The result is beyond memorable.
“I’ve never had a bad meal here,” says dinner guest Lisa Frerichs, who holds a heavy serving platter as I spoon out fried green tomatoes with pepper chevre and pickled peaches. “Peaches with fried green tomatoes? Who would think of combining them?” she exclaims. “But it’s great!”
Across the white-linen tablecloth her husband, Jeff, a local dentist, chews and nods in heartfelt if silent agreement.
Soon, serving dishes arrive heaped with falling-apart smoked beef brisket that started slow-cooking early this morning. “It’s really hard to get brisket cut the right way in Illinois,” Chef Alisa says. She spent time in Austin, Texas, where they know a bit about brisket. She brought that Texas knowledge back with her.
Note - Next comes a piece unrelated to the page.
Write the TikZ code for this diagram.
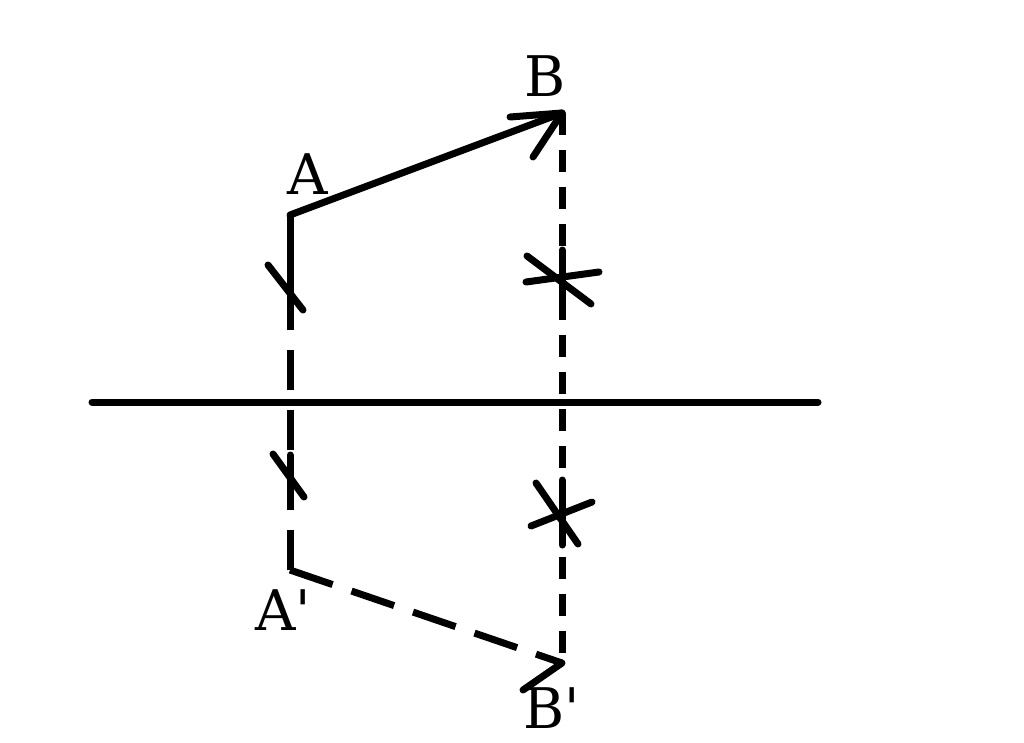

We follow up with platters bearing those sweet-tea-brined chickens and finally get to wrap our taste buds around the tangy deliciousness the aroma was promising earlier. The meat seems tender but firmer, more substantial than most commercial poultry.
As we enjoy the meal and move on to goat cheese samples and then a huge wedge of lemon balm and honey gelato pie made from goat’s milk, Leslie talks about the surrounding Somer Township, where German immigrants settled the combination “wet prairie” and “big grove” forest. Many of their descendants are still her neighbors.
The sun by now is a rosy ball filling the western sky with long streaks as red as a dwindling glass of Les Heretiques wine. I can’t help thinking of guest Roy Lantz talking earlier about his father’s grandmother and her own long-ago relish recipes.
The truth is, none of this is new—the tradition of country tables groaning with heaping platters of food grown just steps away goes way, way back. We’re just rediscovering it—to our considerable delight.
Or as Roy put it earlier as he headed back for another serving of johnnycake, “I expect everybody’s great grandmother used to cook like this.” We nod. “I hope you’re not recording every time I go through the line,” he laughs.